Li muita ficção, Arthur Clark, Isaac Asimov, Kurt Vonnegut. Ele tem um estilo cínico, irônico. De certa maneira me inspirei neste estilo porque ele facilita a transmissão destas ideias, destes conceitos de maneira mais coloquial. Kurt foi uma inspiração o tempo inteiro, nos 5 anos que levei para escrever esse livro.
Qual o objetivo de compor o romance? Algo como um alerta aos leitores, à humanidade?
Minha ideia é usar a ficção para criar um alerta de quantas possibilidades, quantas fragilidades são ignoradas por pura conveniência. Achamos que uma imersão completa no mundo digital é super conveniente, mas não paramos para pensar em como isso impacta a mente humana, o desenvolvimento da mente humana, particularmente nos jovens.
O livro vai nesta direção. Ele me permitiu falar de ciência em um livro muito alto, muito fundamental para nossa espécie em uma linguagem acessível.
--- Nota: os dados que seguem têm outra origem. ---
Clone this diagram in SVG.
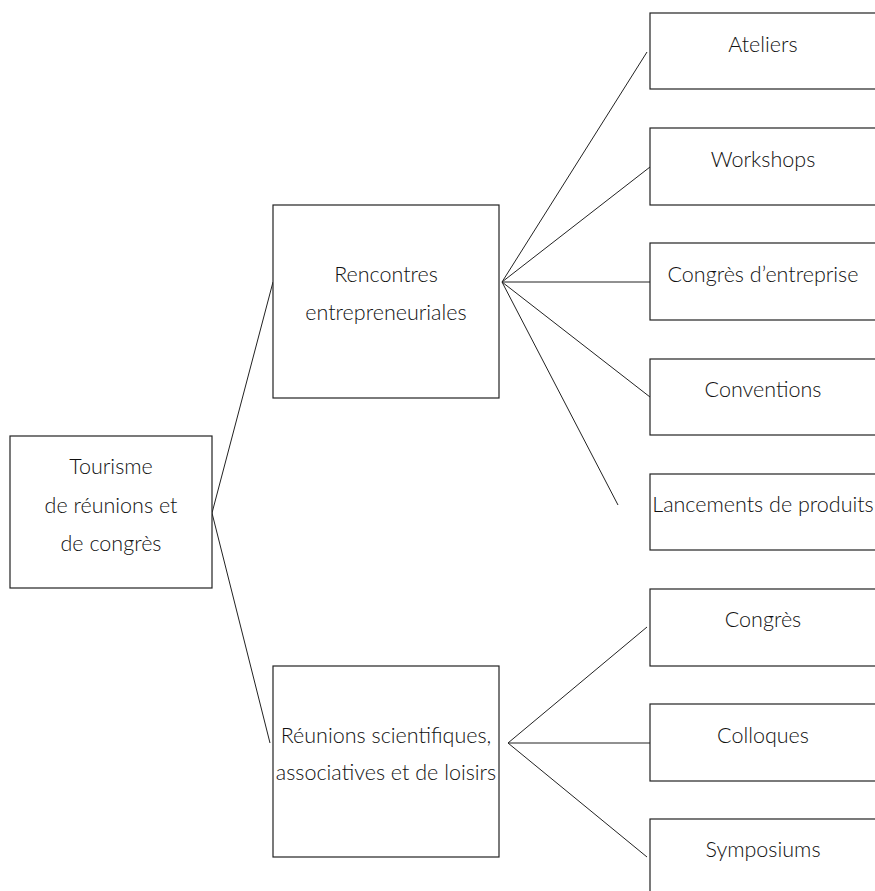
<svg xmlns="http://www.w3.org/2000/svg" width="875" height="891" viewBox="0 0 875 891">
<style>
rect{fill:#fff;stroke:#222;stroke-width:1.2}
.c line{stroke:#222;stroke-width:1}
text{font-family:Lato,"Liberation Sans",sans-serif;font-weight:300;font-size:21.5px;fill:#111;text-anchor:middle}
</style>
<rect x="0" y="0" width="875" height="891" style="stroke:none"/>
<g class="c" id="connectors">
<line x1="212" y1="513" x2="273" y2="282"/>
<line x1="212" y1="513" x2="270" y2="743"/>
<line x1="502" y1="282" x2="647" y2="52"/>
<line x1="502" y1="282" x2="650" y2="167"/>
<line x1="502" y1="282" x2="650" y2="282"/>
<line x1="502" y1="282" x2="650" y2="397"/>
<line x1="502" y1="282" x2="618" y2="505"/>
<line x1="508" y1="743" x2="647" y2="627"/>
<line x1="508" y1="743" x2="650" y2="743"/>
<line x1="508" y1="743" x2="647" y2="857"/>
</g>
<g id="root"><rect x="10" y="436" width="202" height="152"/><text x="111" y="474">Tourisme</text><text x="111" y="513">de réunions et</text><text x="111" y="551">de congrès</text></g>
<g id="rencontres"><rect x="273" y="205" width="226" height="193"/><text x="386" y="282">Rencontres</text><text x="386" y="320">entrepreneuriales</text></g>
<g id="reunions"><rect x="273" y="666" width="226" height="191"/><text x="386" y="743">Réunions scientifiques,</text><text x="386" y="780">associatives et de loisirs</text></g>
<g id="ateliers"><rect x="650" y="13" width="226" height="76"/><text x="763" y="52">Ateliers</text></g>
<g id="workshops"><rect x="650" y="128" width="226" height="77"/><text x="763" y="167">Workshops</text></g>
<g id="congres-entreprise"><rect x="650" y="243" width="226" height="77"/><text x="763" y="282">Congrès d’entreprise</text></g>
<g id="conventions"><rect x="650" y="359" width="226" height="76"/><text x="763" y="397">Conventions</text></g>
<g id="lancements"><rect x="650" y="474" width="226" height="76"/><text x="763" y="512">Lancements de produits</text></g>
<g id="congres"><rect x="650" y="589" width="226" height="77"/><text x="763" y="627">Congrès</text></g>
<g id="colloques"><rect x="650" y="704" width="226" height="77"/><text x="763" y="743">Colloques</text></g>
<g id="symposiums"><rect x="650" y="819" width="226" height="80"/><text x="763" y="857">Symposiums</text></g>
</svg>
Em uma ficção as pessoas se entusiasmam mais. O livro é de ficção mas baseado em números, teses, achados absolutamente reais e que podem acontecer. Existe chance real deles convergirem em um momento. Coloco no livro 2036, daqui 12 anos.
O professor afirma que o tempo é uma criação da mente humana. Esta questão está presente na sua reflexão agora como autor de ficção?
Para quem leu O Verdadeiro Criador de Tudo, ele é quase uma introdução para uma ficção científica. Você não precisa ler para entender a ficção. Mas a ideias que desenvolvi ali estão em grande detalhe e extensão na ficção. Até brinco fazendo referência a um livro publicado 16 anos atrás que traziam ideias e as pessoas achavam que eram só ideias. Mas agora elas ocorrem no dia a dia dos protagonistas que tentam entender o que eles podem fazer para evitar a crise terminal.
Para o futuro. Quais suas perspectivas?
Estou trabalhando em um novo livro de neurociência, dando seguimento para O Verdadeiro Criador de Tudo. Mas também tenho ideia de dar seguimento a essa ficção científica. Estou chegando a conclusão que, se tudo der certo, ele vai virar uma série. Até o fim do ano ele vai ser lançado na China e minha editora chinesa está cobrando uma série de volumes. Porque o livro termina e deixa questionamentos no ar, inclusive sobre os protagonistas.